§ **Data to process**:
— BEGIN —

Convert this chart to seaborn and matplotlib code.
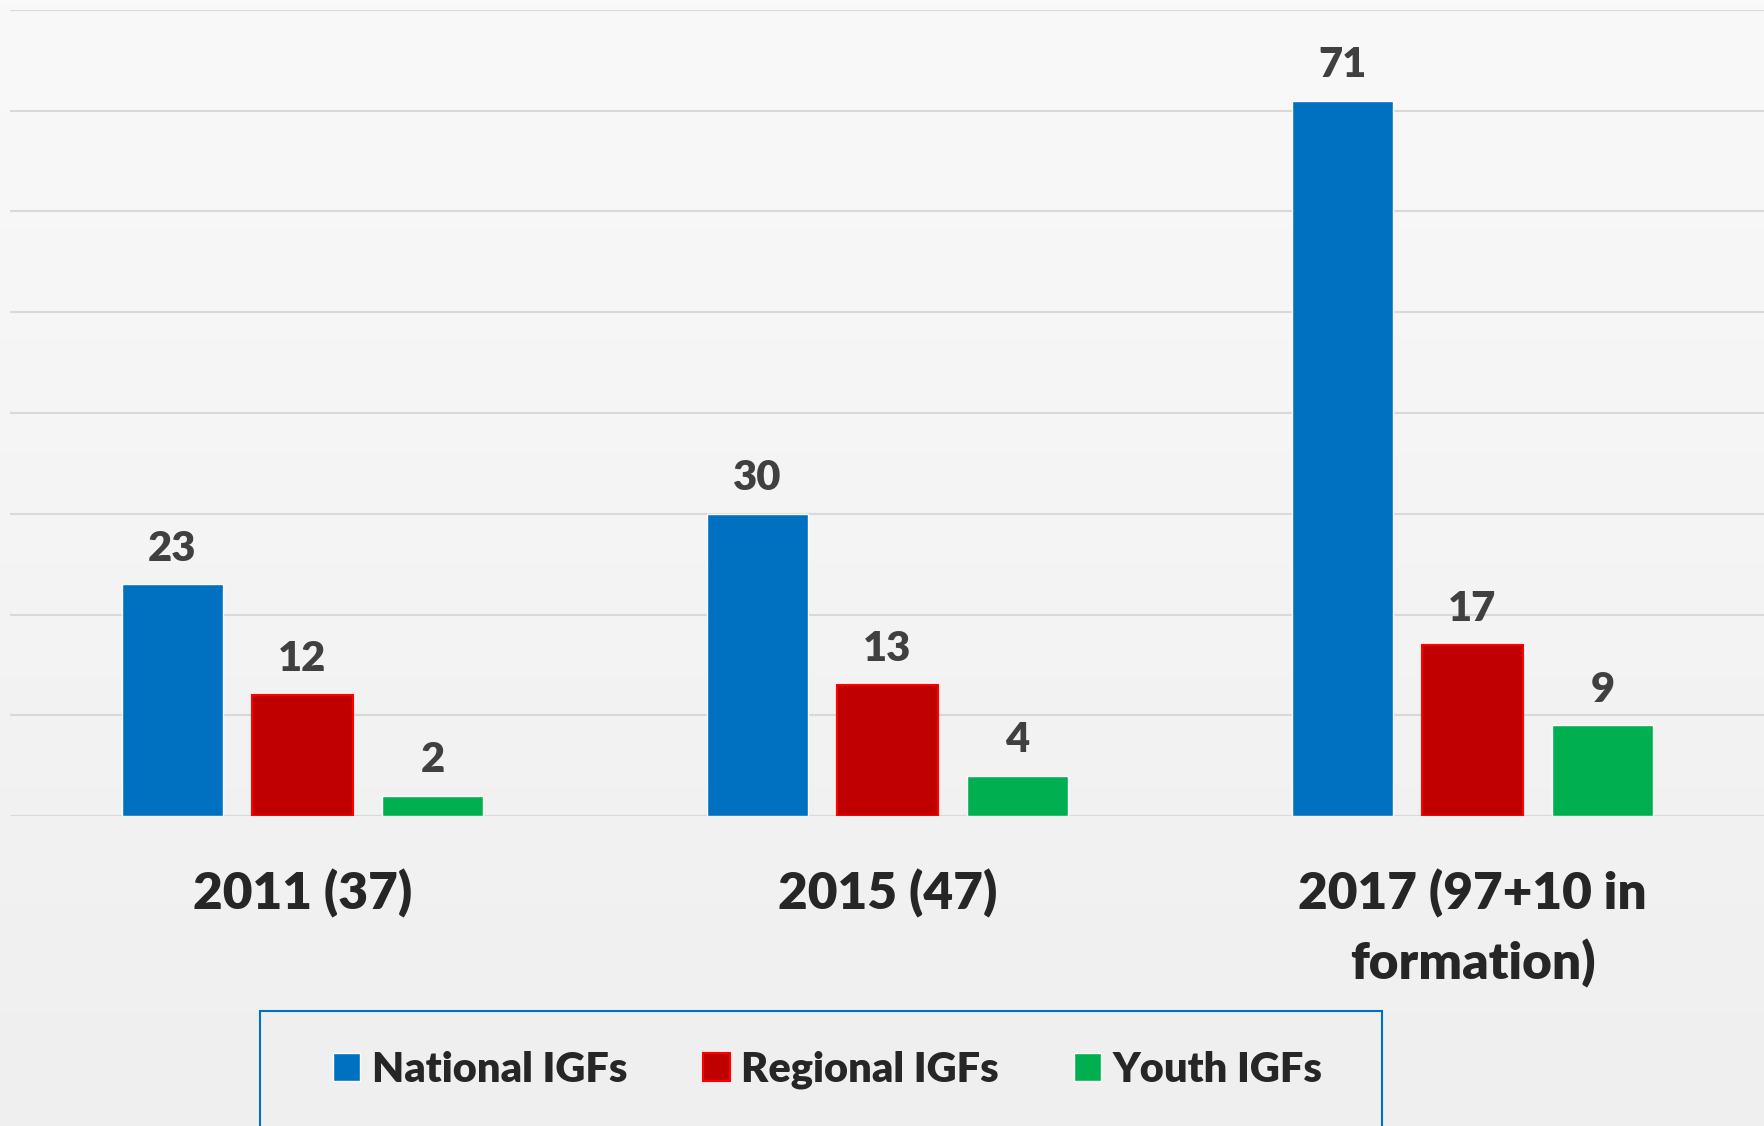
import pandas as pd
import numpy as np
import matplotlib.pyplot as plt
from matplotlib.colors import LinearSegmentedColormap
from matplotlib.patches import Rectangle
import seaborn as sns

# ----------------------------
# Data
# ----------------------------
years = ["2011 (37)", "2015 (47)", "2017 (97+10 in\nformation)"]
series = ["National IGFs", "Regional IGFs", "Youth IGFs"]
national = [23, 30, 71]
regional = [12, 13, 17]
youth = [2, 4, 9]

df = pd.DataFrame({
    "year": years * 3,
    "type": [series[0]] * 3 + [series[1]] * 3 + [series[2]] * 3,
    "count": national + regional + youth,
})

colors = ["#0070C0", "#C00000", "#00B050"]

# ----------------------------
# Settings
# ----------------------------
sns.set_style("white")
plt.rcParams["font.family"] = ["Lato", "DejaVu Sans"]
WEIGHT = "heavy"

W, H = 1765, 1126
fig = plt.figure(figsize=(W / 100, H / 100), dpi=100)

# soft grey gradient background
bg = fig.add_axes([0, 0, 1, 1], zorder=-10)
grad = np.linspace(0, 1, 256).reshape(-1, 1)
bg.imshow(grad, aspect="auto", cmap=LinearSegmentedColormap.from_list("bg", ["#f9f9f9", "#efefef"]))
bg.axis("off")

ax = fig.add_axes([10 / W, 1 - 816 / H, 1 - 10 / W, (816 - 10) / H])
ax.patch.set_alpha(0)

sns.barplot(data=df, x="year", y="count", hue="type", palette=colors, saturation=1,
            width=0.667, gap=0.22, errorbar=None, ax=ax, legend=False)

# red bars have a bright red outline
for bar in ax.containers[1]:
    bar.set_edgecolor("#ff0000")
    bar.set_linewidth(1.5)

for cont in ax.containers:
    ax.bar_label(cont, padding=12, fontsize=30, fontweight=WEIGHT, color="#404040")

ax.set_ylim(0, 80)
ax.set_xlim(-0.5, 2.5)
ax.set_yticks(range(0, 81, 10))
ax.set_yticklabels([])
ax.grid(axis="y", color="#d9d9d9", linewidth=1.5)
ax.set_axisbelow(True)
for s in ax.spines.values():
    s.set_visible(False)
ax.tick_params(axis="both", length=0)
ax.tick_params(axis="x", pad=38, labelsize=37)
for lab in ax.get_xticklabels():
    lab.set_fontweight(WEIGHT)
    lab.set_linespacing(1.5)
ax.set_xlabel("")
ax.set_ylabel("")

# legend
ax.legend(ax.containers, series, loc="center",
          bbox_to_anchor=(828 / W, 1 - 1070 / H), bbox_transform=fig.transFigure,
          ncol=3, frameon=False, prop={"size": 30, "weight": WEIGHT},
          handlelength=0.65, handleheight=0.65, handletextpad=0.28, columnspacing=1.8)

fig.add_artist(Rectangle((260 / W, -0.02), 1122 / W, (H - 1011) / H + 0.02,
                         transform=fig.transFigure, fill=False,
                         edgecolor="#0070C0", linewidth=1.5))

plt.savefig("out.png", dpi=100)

— END —
— BEGIN —

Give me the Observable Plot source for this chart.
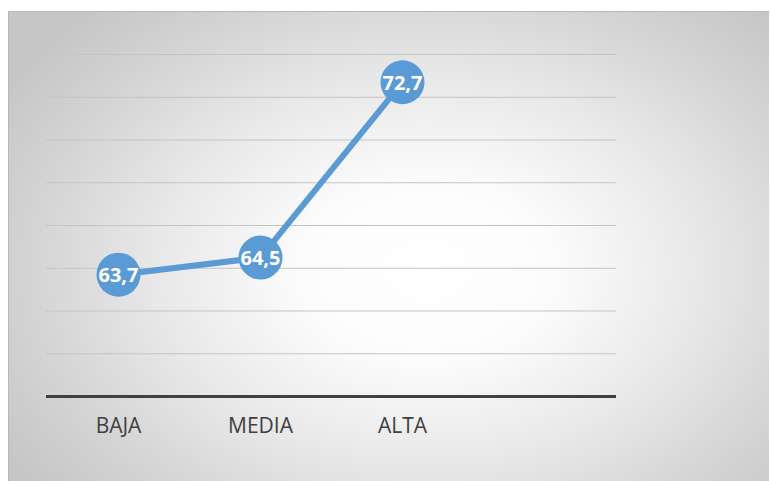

— END —
— BEGIN —

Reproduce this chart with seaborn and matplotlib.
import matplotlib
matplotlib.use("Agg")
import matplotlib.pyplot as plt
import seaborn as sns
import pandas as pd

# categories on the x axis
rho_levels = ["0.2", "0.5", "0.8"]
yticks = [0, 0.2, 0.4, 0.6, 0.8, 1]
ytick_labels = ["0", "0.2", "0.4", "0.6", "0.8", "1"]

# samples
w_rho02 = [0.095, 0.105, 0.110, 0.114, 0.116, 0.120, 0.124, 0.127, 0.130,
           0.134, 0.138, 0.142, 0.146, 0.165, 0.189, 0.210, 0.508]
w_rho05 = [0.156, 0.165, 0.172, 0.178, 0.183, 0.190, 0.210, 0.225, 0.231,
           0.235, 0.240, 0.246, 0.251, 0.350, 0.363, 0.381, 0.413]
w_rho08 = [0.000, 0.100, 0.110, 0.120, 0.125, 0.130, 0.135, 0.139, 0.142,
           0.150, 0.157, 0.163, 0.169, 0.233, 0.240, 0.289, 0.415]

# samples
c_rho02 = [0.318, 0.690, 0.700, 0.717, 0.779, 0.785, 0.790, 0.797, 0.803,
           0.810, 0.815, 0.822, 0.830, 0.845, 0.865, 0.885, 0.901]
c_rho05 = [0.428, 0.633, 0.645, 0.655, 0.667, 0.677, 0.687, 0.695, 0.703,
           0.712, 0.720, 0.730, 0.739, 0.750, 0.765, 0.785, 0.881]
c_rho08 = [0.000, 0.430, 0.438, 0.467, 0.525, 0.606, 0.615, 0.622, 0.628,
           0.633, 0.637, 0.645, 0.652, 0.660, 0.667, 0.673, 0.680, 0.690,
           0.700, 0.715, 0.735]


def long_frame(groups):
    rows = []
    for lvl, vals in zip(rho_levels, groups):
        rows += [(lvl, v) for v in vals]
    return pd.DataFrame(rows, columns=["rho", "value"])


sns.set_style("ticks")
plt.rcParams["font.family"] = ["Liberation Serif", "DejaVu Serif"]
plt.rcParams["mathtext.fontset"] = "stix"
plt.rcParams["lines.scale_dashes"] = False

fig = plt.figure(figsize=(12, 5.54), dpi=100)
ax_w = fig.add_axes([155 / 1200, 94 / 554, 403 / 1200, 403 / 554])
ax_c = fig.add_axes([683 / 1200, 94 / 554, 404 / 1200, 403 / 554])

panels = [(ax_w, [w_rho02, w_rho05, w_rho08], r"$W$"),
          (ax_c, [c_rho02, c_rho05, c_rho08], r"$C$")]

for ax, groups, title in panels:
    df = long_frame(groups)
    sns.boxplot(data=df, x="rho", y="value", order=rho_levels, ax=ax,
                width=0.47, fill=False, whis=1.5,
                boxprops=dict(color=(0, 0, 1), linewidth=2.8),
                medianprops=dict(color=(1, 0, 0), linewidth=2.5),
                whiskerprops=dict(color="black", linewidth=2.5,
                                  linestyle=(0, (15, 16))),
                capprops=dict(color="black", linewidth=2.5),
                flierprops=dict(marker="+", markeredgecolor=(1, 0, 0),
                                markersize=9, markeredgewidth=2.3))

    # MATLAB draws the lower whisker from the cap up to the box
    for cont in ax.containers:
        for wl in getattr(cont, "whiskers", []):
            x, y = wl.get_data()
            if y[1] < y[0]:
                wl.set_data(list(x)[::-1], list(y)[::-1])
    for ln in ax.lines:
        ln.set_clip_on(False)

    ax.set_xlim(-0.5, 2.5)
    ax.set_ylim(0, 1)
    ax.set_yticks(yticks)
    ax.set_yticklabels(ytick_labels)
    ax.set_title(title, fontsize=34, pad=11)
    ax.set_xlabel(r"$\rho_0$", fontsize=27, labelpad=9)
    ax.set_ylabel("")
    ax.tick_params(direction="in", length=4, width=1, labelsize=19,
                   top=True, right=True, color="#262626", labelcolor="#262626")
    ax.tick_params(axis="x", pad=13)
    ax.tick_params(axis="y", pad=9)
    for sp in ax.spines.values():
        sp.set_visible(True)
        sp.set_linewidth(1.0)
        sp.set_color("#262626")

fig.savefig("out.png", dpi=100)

— END —

What lines above run from the one with "Convert this chart" to the one with "youth = [2, 4, 9]"? Give them again exactly, ends included, and leave the pictures out.

Convert this chart to seaborn and matplotlib code.
import pandas as pd
import numpy as np
import matplotlib.pyplot as plt
from matplotlib.colors import LinearSegmentedColormap
from matplotlib.patches import Rectangle
import seaborn as sns

# ----------------------------
# Data
# ----------------------------
years = ["2011 (37)", "2015 (47)", "2017 (97+10 in\nformation)"]
series = ["National IGFs", "Regional IGFs", "Youth IGFs"]
national = [23, 30, 71]
regional = [12, 13, 17]
youth = [2, 4, 9]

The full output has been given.